I ordered my usual favorite Burmese apps and all were to my liking; the roti canai tasted exactly as it should, with flakey bread and curried up dipping sauce I would have liked to drink.
Burmese style tofu is so completely different from your regular tofu, being made from chick pea, that I always wonder why it shares the same name. Either way, its worth ordering, not only just to try something new, but because of the subtle flavor of the mushy insides contrasted with the crisp fried-but- not- too -greasy outside. (the menu claims they are made from lentils, but I am almost positive that is an error)

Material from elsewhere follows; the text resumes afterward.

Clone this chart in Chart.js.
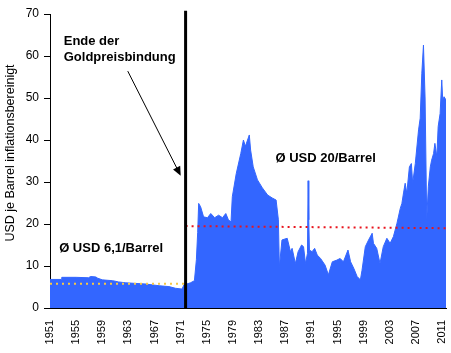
<!DOCTYPE html>
<html>
<head>
<meta charset="utf-8">
<script src="https://cdn.jsdelivr.net/npm/chart.js@4/dist/chart.umd.min.js"></script>
<style>
	body { margin: 0; background: #fff; }
	#wrap { width: 451px; height: 353px; position: relative; }
</style>
</head>
<body>
<div id="wrap"><canvas id="oil"></canvas></div>
<script>
// Ölpreis (USD je Barrel, inflationsbereinigt)
const priceYears = [
	1951.0, 1952.7, 1952.8, 1955.0, 1956.9, 1957.2, 1958.0, 1958.3, 1959.0, 1960.6,
	1961.5, 1962.6, 1965.7, 1967.7, 1969.2, 1970.2, 1971.2, 1971.5, 1972.5, 1973.1,
	1973.4, 1973.6, 1973.75, 1974.05, 1974.5, 1975.1, 1975.6, 1976.2, 1976.8, 1977.4,
	1977.9, 1978.3, 1978.7, 1978.9, 1979.5, 1980.2, 1980.6, 1980.9, 1981.5, 1981.7,
	1982.1, 1982.75, 1983.5, 1984.3, 1985.0, 1985.6, 1985.95, 1986.1, 1986.5, 1987.3,
	1987.8, 1988.05, 1988.55, 1988.97, 1989.5, 1989.8, 1990.1, 1990.4, 1990.5, 1990.6,
	1990.7, 1991.1, 1991.5, 1991.9, 1992.4, 1993.1, 1993.6, 1994.2, 1994.9, 1995.4,
	1995.9, 1996.6, 1997.0, 1997.5, 1998.0, 1998.5, 1998.75, 1999.25, 1999.75, 2000.3,
	2000.5, 2001.0, 2001.5, 2002.0, 2002.55, 2003.05, 2003.55, 2004.1, 2004.6, 2004.85,
	2005.1, 2005.35, 2005.6, 2006.0, 2006.3, 2006.5, 2006.9, 2007.4, 2007.65, 2007.9,
	2008.15, 2008.4, 2008.65, 2008.9, 2009.2, 2009.4, 2009.7, 2009.9, 2010.2, 2010.4,
	2010.7, 2010.95, 2011.1, 2011.3, 2011.6
];
const priceValues = [
	6.8, 6.8, 7.3, 7.3, 7.2, 7.5, 7.4, 7.1, 6.7, 6.5,
	6.2, 6.0, 5.7, 5.3, 5.1, 4.7, 4.5, 5.5, 6.0, 6.5,
	11.5, 18, 24.9, 24.1, 21.7, 21.5, 22.5, 21.5, 22.1, 21.5,
	22.5, 21, 20.5, 26.5, 32, 36.8, 40, 38.5, 41.2, 37.6,
	33.6, 30.5, 28.6, 26.9, 26.2, 25.7, 21, 9.8, 16.2, 16.6,
	13.4, 14.2, 10.6, 13.4, 15, 14.6, 10.6, 13, 30.3, 21,
	13.8, 13.4, 14.2, 12.6, 11.8, 10.2, 7.9, 11, 11.4, 11.8,
	11, 13.8, 11, 9.4, 7.5, 6.7, 9, 14.6, 16.2, 17.8,
	15.4, 14.2, 10.6, 14.6, 16.6, 15.4, 17, 20.2, 23.7, 24.9,
	27.4, 29.7, 27.3, 33.6, 34.4, 29.7, 34.4, 42.4, 45.2, 55.9,
	62.6, 50, 21, 29, 33.6, 35.2, 36.8, 39.2, 36, 43.2,
	46.3, 54.3, 49.5, 50.3, 49.5
];

// Durchschnittslinien und Ende der Goldpreisbindung
const goldEndYear = 1971.75;
const avgBeforeYears = [1951, goldEndYear];
const avgBeforeValues = [5.8, 5.8];
const avgAfterYears = [goldEndYear, 2011.6];
const avgAfterValues = [19.5, 19.0];

const xTickYears = [1951, 1955, 1959, 1963, 1967, 1971, 1975, 1979, 1983, 1987, 1991, 1995, 1999, 2003, 2007, 2011];

const toPoints = (xs, ys) => xs.map((x, i) => ({ x: x, y: ys[i] }));

Chart.defaults.font.family = "'Liberation Sans', Arial, sans-serif";
Chart.defaults.color = "#000";

// Pfeil, Beschriftungen und Achsentitel
const notes = {
	id: "notes",
	afterDatasetsDraw(chart) {
		const { ctx, scales: { x, y } } = chart;
		ctx.save();
		// Pfeil
		const x1 = x.getPixelForValue(1962.9), y1 = y.getPixelForValue(56.4);
		const x2 = x.getPixelForValue(1971.0), y2 = y.getPixelForValue(31.5);
		const ang = Math.atan2(y2 - y1, x2 - x1);
		ctx.strokeStyle = "#000";
		ctx.lineWidth = 1;
		ctx.beginPath();
		ctx.moveTo(x1, y1);
		ctx.lineTo(x2 - 6 * Math.cos(ang), y2 - 6 * Math.sin(ang));
		ctx.stroke();
		ctx.fillStyle = "#000";
		ctx.beginPath();
		ctx.moveTo(x2, y2);
		ctx.lineTo(x2 - 9 * Math.cos(ang) + 4 * Math.sin(ang), y2 - 9 * Math.sin(ang) - 4 * Math.cos(ang));
		ctx.lineTo(x2 - 9 * Math.cos(ang) - 4 * Math.sin(ang), y2 - 9 * Math.sin(ang) + 4 * Math.cos(ang));
		ctx.closePath();
		ctx.fill();

		ctx.font = "bold 13px 'Liberation Sans', Arial, sans-serif";
		ctx.textBaseline = "middle";
		ctx.textAlign = "left";
		ctx.fillText("Ende der", x.getPixelForValue(1953.1), y.getPixelForValue(63.5));
		ctx.fillText("Goldpreisbindung", x.getPixelForValue(1953.1), y.getPixelForValue(59.7));
		ctx.fillText("Ø USD 20/Barrel", x.getPixelForValue(1985.5), y.getPixelForValue(35.5));
		ctx.fillText("Ø USD 6,1/Barrel", x.getPixelForValue(1952.4), y.getPixelForValue(14.3));

		// y-Achsentitel
		ctx.font = "12.5px 'Liberation Sans', Arial, sans-serif";
		ctx.textAlign = "center";
		ctx.translate(11, 153);
		ctx.rotate(-Math.PI / 2);
		ctx.fillText("USD je Barrel inflationsbereinigt", 0, 0);
		ctx.restore();
	},
};

new Chart(document.getElementById("oil"), {
	type: "line",
	data: {
		datasets: [
			{
				data: toPoints([goldEndYear, goldEndYear], [0, 70.8]),
				borderColor: "#000",
				borderWidth: 3,
				pointRadius: 0,
				clip: false,
				order: 0,
			},
			{
				data: toPoints(avgAfterYears, avgAfterValues),
				borderColor: "#E8141C",
				borderWidth: 2,
				borderDash: [2, 4],
				pointRadius: 0,
				order: 1,
			},
			{
				data: toPoints(avgBeforeYears, avgBeforeValues),
				borderColor: "#F7C844",
				borderWidth: 2,
				borderDash: [2, 4],
				pointRadius: 0,
				order: 2,
			},
			{
				data: toPoints(priceYears, priceValues),
				borderColor: "#3366FF",
				backgroundColor: "#3366FF",
				borderWidth: 1,
				fill: "origin",
				pointRadius: 0,
				tension: 0,
				order: 3,
			},
		],
	},
	options: {
		responsive: true,
		maintainAspectRatio: false,
		animation: false,
		layout: { padding: { top: 14, right: 5, left: 0, bottom: 0 } },
		plugins: { legend: { display: false }, tooltip: { enabled: false } },
		scales: {
			x: {
				type: "linear",
				min: 1951,
				max: 2011.6,
				afterBuildTicks: (scale) => {
					scale.ticks = xTickYears.map((v) => ({ value: v }));
				},
				afterFit: (scale) => {
					scale.height = 45;
					scale.paddingLeft = 0;
					scale.paddingRight = 0;
				},
				grid: { display: false, drawTicks: false },
				border: { display: true, color: "#000", width: 1 },
				ticks: {
					autoSkip: false,
					minRotation: 90,
					maxRotation: 90,
					padding: 12,
					font: { size: 11 },
					callback: (v) => String(v),
				},
			},
			y: {
				min: 0,
				max: 70,
				afterFit: (scale) => { scale.width = 50; },
				grid: { drawOnChartArea: false, drawTicks: true, tickLength: 6, color: "#000" },
				border: { display: true, color: "#000", width: 1 },
				ticks: { stepSize: 10, padding: 5, font: { size: 12 } },
			},
		},
	},
	plugins: [notes],
});
</script>
</body>
</html>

Rangoon's version of the tea leaf leaf salad was a little more
sesame-ish than tea leaf-ish,
which was still ok by me because sometimes that tea leaf flavor can come on too strong. For the entrees, the whole banana leaf fish was perfect with its fragrant curry sauce and crispy fried flakey fish.
This noodle dish looks nice, but it was kinda funky. I can't remember the name of it ( it may have been the Rangoon House Noodle) but the menu said something about it being the best noodles ever, it sadly wasn't. But one miss out of many dishes, is allowed.
Rangoon serves wine and beer and has a corkage fee for byo.